Renewable energy use to be made compulsory for SEZs

 

The Ministries of Commerce & Industry and New & Renewable Energy plan to make a regulation to make use of renewable energy mandatory for SEZs to save on traditional fuel like coal and diesel. According to sources, every SEZ developer should create a mechanism for producing 1 KW of renewable energy for one ha of development in the SEZ. It should be ensured that the buildings are constructed on green designs based on solar passive architecture concepts and become model of efficiency. The government hopes to keep a target of producing 10,000 kW of renewable energy in SEZs. At present, there are around 300 notified SEZs in the country and 20 are being developed as green SEZs.

 

SEZ developers may be allowed to raise ECBs

 

The Union Government may allow developers and units in the SEZs to raise external commercial borrowings (ECBs), a move that could reopen the window for mopping up overseas funds.

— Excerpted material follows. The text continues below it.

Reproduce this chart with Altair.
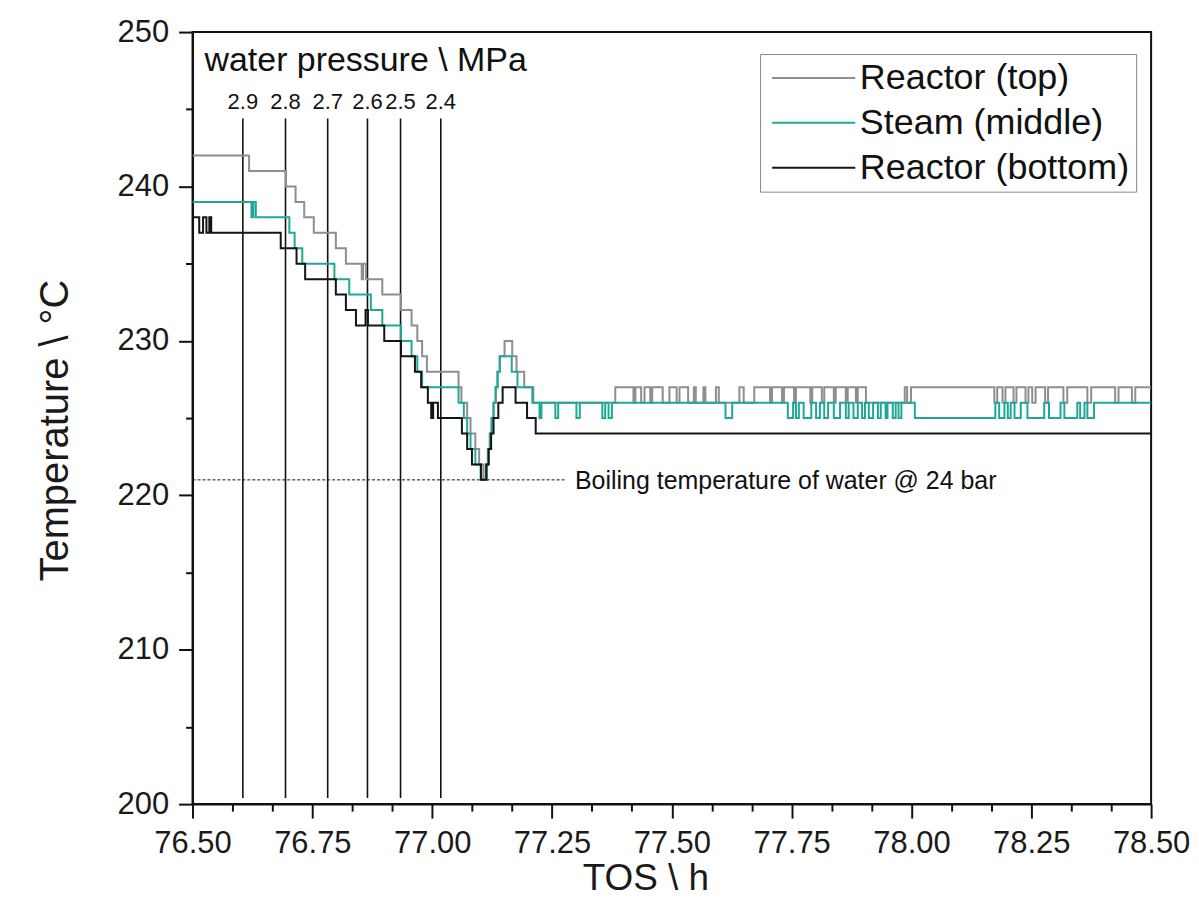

According to sources, the decision to permit SEZ developers to raise ECBs, is expected to promote development of the SEZs, besides helping the government in arresting decline in the foreign exchange reserves. The latest master circular (of Reserve Bank of India {RBI}) on ECB guidelines does not provide for this facility. However, sources reveal that ECB is likely to address the problem of funds at least partially and the RBI should allow the developers to raise money from abroad especially when there is lack of funds domestically.